WHAT IS ASKED: Give only the number of lines in these records that contain the word "this".

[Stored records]
(begin)
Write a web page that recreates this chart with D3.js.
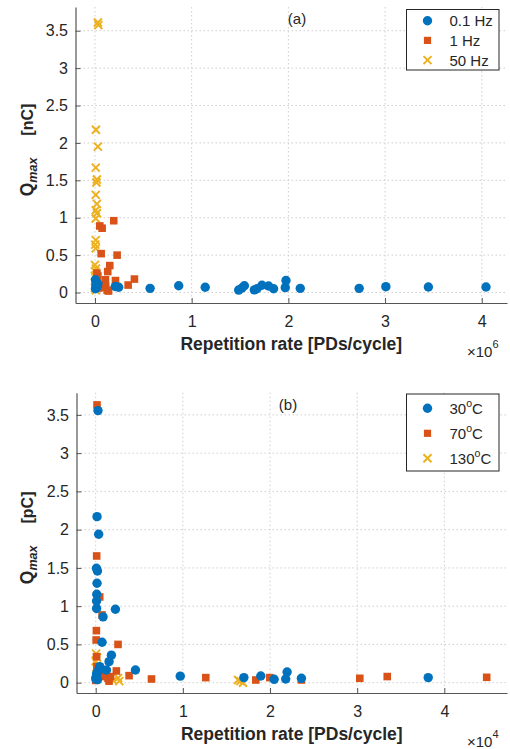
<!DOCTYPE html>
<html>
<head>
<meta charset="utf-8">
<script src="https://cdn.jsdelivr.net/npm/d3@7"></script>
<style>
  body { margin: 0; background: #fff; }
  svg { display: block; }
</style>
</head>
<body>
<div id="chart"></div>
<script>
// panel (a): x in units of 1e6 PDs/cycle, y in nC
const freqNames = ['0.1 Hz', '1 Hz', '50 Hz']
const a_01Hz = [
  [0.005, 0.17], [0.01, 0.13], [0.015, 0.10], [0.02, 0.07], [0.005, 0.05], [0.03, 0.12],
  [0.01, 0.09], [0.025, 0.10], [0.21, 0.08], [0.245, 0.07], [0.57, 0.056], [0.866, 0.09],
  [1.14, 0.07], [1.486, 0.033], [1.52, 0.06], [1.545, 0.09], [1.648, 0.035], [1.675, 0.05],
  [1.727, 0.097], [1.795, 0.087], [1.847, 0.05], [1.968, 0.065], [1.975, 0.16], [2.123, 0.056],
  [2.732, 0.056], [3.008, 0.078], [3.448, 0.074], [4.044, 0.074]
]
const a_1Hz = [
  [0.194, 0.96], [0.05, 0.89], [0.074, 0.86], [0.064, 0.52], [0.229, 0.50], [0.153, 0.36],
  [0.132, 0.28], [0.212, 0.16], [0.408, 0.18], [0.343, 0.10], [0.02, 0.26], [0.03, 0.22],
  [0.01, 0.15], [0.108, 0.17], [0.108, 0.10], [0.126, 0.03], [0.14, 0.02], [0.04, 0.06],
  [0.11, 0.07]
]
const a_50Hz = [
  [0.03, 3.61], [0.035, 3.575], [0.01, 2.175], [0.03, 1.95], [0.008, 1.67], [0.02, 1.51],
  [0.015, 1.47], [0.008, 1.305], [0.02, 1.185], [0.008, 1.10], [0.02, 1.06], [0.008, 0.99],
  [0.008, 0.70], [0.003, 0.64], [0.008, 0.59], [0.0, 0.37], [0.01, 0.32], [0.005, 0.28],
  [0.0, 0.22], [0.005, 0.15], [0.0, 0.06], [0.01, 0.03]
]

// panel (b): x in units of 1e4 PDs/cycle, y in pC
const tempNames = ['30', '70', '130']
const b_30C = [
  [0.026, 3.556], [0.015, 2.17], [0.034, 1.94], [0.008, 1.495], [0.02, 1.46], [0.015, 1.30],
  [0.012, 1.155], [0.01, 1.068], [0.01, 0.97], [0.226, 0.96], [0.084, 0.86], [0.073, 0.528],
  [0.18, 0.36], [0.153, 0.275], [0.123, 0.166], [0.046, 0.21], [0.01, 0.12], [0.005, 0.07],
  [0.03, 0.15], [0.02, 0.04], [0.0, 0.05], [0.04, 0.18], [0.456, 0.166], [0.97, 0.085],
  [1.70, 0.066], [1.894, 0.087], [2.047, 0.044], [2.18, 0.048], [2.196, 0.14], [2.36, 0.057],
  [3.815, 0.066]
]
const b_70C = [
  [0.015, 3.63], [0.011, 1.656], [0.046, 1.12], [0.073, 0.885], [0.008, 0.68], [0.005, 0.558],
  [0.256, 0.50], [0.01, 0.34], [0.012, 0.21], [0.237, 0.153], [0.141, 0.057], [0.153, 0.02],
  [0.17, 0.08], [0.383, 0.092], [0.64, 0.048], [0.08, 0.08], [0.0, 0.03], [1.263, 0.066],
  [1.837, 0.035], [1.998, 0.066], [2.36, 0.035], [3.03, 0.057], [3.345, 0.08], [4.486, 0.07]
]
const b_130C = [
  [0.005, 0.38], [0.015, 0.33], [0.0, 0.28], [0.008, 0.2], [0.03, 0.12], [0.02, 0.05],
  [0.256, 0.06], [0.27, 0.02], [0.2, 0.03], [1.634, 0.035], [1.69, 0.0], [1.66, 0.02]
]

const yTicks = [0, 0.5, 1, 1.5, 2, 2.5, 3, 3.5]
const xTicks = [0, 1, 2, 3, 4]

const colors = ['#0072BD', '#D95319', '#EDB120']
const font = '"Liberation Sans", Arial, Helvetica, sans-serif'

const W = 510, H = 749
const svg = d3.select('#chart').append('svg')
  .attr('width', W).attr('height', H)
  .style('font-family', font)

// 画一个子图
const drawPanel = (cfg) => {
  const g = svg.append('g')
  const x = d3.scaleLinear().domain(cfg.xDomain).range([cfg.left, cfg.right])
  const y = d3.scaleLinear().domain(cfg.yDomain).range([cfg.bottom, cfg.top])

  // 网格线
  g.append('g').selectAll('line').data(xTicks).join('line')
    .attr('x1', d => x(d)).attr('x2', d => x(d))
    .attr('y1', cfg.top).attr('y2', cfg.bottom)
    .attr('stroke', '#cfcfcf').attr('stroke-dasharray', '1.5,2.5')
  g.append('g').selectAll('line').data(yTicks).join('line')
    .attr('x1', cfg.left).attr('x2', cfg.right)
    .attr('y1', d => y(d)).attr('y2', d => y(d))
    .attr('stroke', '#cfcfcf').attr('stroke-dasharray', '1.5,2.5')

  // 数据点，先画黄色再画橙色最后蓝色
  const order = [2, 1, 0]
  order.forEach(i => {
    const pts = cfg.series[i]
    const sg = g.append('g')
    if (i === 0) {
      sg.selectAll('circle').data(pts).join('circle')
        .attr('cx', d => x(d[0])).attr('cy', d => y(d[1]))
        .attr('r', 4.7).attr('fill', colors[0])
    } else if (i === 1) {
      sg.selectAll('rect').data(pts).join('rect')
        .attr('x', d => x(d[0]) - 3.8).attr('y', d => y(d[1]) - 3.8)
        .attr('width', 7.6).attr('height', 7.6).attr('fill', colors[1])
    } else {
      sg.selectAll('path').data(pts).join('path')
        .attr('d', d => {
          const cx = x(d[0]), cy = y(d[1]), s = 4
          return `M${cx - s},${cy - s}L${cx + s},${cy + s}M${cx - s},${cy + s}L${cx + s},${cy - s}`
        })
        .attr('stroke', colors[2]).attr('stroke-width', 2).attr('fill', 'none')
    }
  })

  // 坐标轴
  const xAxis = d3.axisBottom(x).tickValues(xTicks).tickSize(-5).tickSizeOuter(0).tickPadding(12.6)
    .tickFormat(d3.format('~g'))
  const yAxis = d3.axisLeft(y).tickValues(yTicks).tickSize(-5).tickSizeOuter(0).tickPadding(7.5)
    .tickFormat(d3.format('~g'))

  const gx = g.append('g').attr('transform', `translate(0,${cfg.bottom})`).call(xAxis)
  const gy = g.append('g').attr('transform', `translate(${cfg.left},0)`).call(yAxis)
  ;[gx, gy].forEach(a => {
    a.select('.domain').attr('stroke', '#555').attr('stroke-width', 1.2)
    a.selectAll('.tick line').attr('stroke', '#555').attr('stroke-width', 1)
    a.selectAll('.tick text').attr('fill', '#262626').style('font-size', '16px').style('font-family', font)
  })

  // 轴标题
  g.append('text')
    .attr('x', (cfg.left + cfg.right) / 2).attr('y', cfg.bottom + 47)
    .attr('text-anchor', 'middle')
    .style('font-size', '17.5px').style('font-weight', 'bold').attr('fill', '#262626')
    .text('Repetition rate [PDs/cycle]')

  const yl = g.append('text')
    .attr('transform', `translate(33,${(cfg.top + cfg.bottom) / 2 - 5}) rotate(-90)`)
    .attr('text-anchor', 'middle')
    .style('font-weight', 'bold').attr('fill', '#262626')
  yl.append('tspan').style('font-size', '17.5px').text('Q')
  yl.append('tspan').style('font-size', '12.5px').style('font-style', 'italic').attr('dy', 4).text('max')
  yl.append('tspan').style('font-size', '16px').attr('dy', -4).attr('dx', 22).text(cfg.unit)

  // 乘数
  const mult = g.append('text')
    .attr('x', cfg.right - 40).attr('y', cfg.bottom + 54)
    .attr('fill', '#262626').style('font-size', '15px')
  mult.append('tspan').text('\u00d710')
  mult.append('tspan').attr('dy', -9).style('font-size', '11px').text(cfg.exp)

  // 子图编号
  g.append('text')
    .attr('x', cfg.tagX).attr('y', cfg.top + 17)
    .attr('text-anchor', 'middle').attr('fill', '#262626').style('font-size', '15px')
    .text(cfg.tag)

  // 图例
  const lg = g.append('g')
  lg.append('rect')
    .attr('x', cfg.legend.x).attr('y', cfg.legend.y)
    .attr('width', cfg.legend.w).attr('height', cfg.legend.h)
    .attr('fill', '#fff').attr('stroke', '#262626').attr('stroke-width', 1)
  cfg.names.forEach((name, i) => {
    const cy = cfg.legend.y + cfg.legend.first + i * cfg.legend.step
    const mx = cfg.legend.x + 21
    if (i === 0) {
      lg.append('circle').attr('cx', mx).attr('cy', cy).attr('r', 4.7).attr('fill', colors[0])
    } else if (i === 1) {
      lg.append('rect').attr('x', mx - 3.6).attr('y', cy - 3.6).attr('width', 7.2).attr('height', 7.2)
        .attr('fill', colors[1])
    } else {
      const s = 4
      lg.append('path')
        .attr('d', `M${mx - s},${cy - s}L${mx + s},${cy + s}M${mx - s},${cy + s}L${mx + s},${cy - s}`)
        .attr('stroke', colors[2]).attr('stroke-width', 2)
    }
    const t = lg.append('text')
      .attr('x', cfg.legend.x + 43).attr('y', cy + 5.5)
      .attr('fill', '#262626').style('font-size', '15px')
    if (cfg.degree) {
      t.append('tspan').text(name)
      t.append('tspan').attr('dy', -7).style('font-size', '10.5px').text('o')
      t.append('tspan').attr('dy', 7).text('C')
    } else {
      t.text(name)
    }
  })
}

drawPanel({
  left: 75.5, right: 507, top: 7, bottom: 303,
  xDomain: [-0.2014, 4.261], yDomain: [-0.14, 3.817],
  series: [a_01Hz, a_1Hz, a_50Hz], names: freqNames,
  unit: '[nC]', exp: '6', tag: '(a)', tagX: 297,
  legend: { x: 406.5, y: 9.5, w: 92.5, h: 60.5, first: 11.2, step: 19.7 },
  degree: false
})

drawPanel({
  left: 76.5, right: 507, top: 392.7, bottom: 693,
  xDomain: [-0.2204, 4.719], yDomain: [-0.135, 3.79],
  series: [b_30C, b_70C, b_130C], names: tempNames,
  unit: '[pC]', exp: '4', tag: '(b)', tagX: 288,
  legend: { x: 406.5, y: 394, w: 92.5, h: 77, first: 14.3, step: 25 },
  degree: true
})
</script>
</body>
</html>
(end)
(begin)
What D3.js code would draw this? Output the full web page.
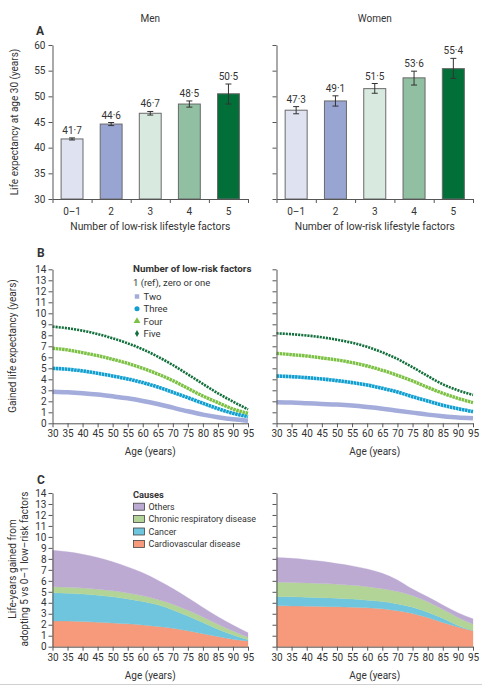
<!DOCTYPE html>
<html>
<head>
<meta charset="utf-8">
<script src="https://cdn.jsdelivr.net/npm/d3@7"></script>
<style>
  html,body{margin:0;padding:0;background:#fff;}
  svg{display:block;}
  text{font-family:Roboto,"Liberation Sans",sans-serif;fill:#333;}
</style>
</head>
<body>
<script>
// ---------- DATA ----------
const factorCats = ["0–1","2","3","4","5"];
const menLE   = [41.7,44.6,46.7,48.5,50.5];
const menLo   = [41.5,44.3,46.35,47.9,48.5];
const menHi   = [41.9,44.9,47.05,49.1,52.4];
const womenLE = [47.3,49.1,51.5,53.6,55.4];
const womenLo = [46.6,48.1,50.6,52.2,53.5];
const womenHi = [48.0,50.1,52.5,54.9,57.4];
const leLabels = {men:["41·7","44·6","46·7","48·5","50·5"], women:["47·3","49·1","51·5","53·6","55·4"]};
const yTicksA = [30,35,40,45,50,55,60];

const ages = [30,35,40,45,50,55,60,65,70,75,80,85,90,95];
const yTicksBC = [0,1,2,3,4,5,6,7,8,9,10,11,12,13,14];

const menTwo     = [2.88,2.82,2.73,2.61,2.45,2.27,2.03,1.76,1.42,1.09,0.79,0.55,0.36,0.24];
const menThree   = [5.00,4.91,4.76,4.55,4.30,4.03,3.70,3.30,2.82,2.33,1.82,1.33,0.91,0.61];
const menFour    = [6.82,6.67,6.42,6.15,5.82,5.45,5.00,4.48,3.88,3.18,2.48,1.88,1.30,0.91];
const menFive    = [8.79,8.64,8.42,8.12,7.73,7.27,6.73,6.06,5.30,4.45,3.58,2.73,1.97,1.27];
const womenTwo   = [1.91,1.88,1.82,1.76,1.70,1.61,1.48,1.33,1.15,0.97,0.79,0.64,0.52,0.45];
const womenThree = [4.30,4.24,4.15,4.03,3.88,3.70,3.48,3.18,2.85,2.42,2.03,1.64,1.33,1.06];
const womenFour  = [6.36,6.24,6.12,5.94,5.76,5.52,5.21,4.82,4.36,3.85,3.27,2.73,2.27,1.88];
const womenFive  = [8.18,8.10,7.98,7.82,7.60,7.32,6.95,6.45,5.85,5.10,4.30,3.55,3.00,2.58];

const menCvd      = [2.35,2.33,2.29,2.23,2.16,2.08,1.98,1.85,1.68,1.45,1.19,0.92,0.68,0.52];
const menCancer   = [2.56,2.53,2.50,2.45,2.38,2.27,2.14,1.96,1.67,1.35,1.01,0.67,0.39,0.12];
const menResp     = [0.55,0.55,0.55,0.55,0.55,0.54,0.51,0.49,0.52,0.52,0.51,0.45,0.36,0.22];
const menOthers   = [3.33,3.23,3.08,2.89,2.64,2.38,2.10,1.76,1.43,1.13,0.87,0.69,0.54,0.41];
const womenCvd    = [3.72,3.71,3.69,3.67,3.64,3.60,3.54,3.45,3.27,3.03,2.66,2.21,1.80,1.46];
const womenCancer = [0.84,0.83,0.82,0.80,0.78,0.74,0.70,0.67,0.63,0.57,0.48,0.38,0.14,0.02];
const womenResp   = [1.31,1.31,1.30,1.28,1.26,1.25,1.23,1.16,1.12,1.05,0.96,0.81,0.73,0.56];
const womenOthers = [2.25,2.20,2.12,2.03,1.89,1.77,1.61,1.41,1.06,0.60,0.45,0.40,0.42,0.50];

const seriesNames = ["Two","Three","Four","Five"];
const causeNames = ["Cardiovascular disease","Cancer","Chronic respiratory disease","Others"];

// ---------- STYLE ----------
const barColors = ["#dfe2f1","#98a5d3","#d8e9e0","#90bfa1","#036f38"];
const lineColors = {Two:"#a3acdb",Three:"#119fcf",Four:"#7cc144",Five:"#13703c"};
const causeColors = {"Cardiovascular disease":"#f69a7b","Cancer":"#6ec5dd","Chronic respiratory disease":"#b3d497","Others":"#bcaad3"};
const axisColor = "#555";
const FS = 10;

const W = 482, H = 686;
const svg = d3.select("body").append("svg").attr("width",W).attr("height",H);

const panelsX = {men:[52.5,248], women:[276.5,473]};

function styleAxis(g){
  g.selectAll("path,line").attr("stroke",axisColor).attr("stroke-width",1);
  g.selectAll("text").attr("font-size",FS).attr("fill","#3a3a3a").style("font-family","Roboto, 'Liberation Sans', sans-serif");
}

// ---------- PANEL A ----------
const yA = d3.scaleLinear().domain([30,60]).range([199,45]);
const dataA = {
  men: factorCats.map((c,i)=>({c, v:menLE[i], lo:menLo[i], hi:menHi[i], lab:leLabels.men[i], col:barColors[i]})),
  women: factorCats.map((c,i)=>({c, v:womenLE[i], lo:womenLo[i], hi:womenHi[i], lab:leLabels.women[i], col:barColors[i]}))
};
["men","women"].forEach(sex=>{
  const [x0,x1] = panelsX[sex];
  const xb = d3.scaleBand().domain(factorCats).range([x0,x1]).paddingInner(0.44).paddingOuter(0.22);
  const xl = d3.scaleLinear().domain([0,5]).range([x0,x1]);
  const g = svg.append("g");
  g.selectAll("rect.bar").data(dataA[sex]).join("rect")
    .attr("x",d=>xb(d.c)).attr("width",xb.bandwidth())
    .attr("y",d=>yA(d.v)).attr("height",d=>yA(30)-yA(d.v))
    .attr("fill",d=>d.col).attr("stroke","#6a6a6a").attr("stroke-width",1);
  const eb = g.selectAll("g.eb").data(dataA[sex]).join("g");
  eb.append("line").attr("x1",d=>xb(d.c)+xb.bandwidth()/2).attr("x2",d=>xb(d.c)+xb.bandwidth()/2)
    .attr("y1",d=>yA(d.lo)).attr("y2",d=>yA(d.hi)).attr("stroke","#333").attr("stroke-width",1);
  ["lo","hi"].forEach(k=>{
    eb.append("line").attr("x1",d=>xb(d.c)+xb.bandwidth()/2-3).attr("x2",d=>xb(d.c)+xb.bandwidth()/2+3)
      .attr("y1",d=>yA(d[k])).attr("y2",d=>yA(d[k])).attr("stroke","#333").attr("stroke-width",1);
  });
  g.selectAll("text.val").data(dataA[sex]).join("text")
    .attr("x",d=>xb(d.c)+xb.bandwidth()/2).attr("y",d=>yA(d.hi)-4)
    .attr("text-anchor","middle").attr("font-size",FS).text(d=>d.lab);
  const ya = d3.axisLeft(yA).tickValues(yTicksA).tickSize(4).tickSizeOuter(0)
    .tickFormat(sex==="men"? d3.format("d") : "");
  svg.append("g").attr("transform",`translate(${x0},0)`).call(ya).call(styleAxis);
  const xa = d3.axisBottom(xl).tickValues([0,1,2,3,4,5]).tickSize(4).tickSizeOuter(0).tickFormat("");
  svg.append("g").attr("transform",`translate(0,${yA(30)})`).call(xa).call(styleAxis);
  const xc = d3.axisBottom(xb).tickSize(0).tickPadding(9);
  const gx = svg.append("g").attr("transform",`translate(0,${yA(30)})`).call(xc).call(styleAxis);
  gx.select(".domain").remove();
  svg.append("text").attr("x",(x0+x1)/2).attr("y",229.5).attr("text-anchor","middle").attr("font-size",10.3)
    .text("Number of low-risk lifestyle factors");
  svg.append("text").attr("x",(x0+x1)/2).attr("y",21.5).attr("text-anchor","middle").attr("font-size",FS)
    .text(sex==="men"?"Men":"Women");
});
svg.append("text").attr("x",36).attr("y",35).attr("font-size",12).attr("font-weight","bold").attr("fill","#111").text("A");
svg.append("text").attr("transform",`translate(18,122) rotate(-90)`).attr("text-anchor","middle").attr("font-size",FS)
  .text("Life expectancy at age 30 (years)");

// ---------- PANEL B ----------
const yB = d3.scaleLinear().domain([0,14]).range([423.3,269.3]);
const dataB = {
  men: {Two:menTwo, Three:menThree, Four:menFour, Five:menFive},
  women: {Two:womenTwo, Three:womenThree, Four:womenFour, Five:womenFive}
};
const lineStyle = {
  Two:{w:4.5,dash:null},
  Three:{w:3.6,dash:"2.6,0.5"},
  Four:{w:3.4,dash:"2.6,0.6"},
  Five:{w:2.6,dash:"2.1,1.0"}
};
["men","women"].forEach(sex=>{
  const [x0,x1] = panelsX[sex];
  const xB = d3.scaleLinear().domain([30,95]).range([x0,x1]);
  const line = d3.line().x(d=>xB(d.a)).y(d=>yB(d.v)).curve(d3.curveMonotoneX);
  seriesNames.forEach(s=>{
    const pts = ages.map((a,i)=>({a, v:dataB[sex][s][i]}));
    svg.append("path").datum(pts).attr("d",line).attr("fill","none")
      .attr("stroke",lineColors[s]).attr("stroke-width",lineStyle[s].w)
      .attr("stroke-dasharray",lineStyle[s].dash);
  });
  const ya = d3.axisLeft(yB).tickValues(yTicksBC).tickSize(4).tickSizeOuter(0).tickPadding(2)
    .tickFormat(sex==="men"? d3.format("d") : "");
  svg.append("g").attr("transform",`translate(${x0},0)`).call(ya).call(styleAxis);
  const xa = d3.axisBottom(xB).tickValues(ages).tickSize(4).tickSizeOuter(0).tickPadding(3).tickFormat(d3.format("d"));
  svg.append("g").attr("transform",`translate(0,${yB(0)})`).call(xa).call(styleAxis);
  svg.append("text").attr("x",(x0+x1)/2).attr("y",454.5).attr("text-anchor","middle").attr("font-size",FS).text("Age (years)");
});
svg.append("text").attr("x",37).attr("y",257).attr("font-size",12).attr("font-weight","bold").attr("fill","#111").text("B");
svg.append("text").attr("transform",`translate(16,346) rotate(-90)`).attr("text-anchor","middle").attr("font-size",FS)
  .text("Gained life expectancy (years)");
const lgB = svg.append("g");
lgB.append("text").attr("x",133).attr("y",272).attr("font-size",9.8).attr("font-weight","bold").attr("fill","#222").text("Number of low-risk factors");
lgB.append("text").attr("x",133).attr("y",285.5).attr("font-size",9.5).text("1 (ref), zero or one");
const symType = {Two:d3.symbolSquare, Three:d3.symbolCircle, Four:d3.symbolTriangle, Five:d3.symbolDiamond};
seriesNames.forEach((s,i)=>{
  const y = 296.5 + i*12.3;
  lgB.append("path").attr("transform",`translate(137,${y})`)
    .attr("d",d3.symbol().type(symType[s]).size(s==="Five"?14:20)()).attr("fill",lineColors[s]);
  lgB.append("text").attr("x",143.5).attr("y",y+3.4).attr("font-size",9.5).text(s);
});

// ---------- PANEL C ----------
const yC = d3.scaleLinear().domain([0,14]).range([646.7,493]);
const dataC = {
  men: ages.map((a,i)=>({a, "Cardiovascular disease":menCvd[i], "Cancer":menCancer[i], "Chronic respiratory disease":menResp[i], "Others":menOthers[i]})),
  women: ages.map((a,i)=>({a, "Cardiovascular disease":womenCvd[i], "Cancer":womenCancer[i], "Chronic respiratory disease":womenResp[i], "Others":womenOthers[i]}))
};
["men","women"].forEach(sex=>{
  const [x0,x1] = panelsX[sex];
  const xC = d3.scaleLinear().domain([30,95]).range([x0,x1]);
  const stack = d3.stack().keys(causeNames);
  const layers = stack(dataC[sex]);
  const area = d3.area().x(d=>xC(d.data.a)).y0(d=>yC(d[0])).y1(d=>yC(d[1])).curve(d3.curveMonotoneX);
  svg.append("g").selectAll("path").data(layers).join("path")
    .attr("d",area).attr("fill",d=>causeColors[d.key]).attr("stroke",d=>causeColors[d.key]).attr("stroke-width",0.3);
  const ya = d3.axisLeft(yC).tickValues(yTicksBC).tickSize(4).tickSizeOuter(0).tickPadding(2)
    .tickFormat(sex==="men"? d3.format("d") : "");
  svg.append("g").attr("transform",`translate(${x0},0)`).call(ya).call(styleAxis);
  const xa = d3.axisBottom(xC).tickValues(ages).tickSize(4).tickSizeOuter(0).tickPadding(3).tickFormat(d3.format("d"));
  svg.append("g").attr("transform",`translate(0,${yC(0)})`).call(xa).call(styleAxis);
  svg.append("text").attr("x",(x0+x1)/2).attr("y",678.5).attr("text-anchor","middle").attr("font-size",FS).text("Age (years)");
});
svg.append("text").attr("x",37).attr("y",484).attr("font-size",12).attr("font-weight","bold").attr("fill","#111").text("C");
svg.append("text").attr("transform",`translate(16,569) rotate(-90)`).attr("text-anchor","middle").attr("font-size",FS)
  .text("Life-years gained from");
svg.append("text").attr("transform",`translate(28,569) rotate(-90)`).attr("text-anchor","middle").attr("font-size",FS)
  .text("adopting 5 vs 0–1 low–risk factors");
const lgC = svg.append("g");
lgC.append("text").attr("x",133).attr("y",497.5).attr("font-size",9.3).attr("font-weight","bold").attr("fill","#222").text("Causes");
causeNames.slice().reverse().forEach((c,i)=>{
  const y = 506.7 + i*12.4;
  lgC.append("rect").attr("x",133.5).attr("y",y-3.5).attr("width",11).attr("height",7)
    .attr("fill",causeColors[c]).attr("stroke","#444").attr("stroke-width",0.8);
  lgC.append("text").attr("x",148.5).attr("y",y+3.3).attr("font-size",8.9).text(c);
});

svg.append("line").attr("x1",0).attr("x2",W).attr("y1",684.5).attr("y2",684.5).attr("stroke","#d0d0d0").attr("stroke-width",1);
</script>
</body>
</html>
(end)
RESPONSE BELOW: 2